The NCAA has a lot of variables to consider going forward. The non-profit will want athletes to be able to endorse different products and services, but there will likely be a lot of prohibition, according to Elmore. Such rules would exist to keep student-athletes from accepting money from anyone tied to a university, such as boosters paying student-athletes to publicly support a local car dealership.

Varying state laws and tax codes in the U.S. further complicate matters for the NCAA. Players in the state of California can legally endorse marijuana dispensaries, according to 2016 legislation making the drug legal in the state. But a student-athlete in Florida will benefit from paying less in taxes for their marketing deals. 

“What’s hard for the NCAA is determining what products and services will be allowed,” said Elmore. “You could end up with student-athletes going to a school for the money, and not for educational or athletic reasons.”

SEE MORE: NHL Skates Out New Effort To Help Players Grow Their Brands

Only a select group of student-athletes will likely benefit from the NCAA’s new ruling -– primarily football and basketball players, whose sports bring in the most revenue for the non-profit organization and TV networks. And even then, it will come down to supply and demand, experts said.
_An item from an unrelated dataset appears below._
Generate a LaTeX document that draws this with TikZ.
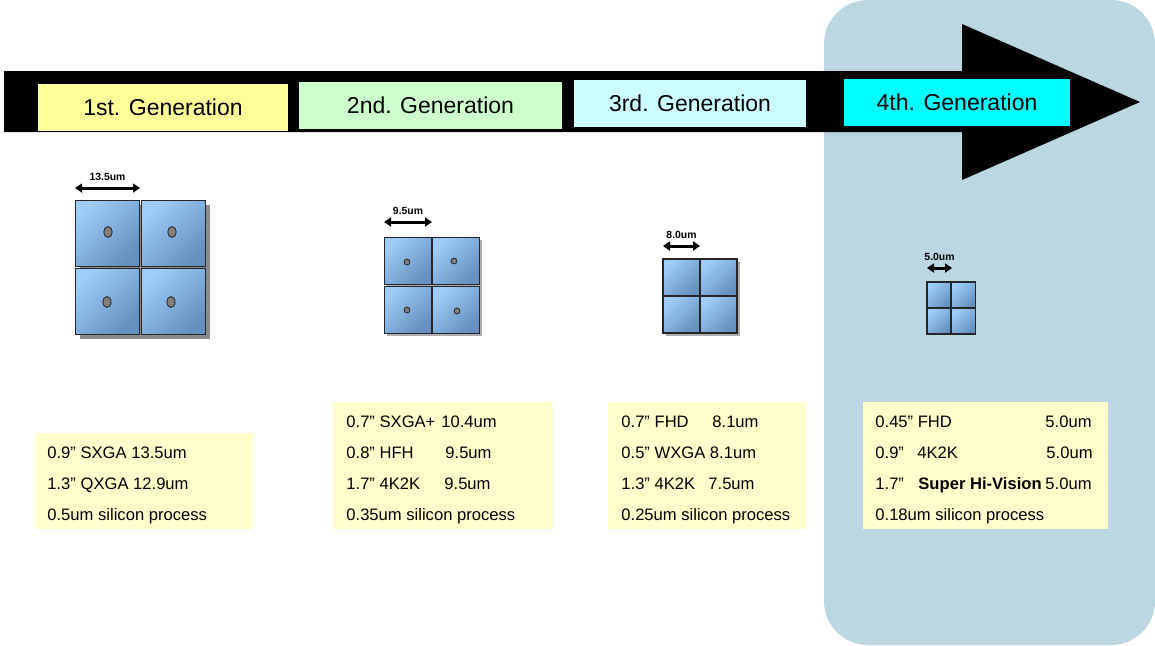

“It’s not clear what the NCAA will do, but I would be shocked if it doesn’t include a provision similar to California that athletes cannot endorse companies that rival contracts already signed by universities, in order to stop the gravy train,” said Steven Bank, professor of business law at the UCLA School of Law. 

UCLA, as an example, signed an exclusive $280 million deal in 2016 with Under Armour, which prohibits its athletes from wearing any other branded apparel. 

Bank likens California’s existing law and what the NCAA might do to an “Olympic-sized loophole.” A previous iteration of Rule 40 of the Olympic Charter prohibited competitors from allowing their name or image to be used for advertising purposes during the Olympic Games – thereby limiting the earning potential of athletes during the month-long event. 

“Endorsements are substantially more beneficial when you wear a product while the TV cameras are on,” said Bank. “Colleges could conceivably find a sponsor for everything and athletes won’t benefit as much.”

Though the NCAA’s decision doesn’t change much now, what it does accomplish is chilling the efforts of legislators keen on passing their own version of California’s Fair Pay to Play Act, he added. 

“Even if they are in favor of it, the NCAA is worried about multiple states with different standards,”Bank said. They want a uniform rule across all leagues and conferences.” 

SEE MORE: NFL Beers Highlight New Approach to Anheuser-Busch Sports Marketing

The NCAA eclipsed $1 billion in revenue in its 2017-2018 fiscal year, according to its last reported financials. More than three-quarters of that revenue derived from marketing and TV rights for men’s college basketball games, its website says

Funds are then distributed to individual schools and conferences based on more than one-dozen criteria. These include a team’s performance in the NCAA Tournament, scholarship funds, and the organizing of conference championship tournaments, among other initiatives.

Beginning next year, the NCAA will additionally allocate a portion of its revenue to schools with the best student-athlete academic performance. 

The NCAA declined to comment on this story.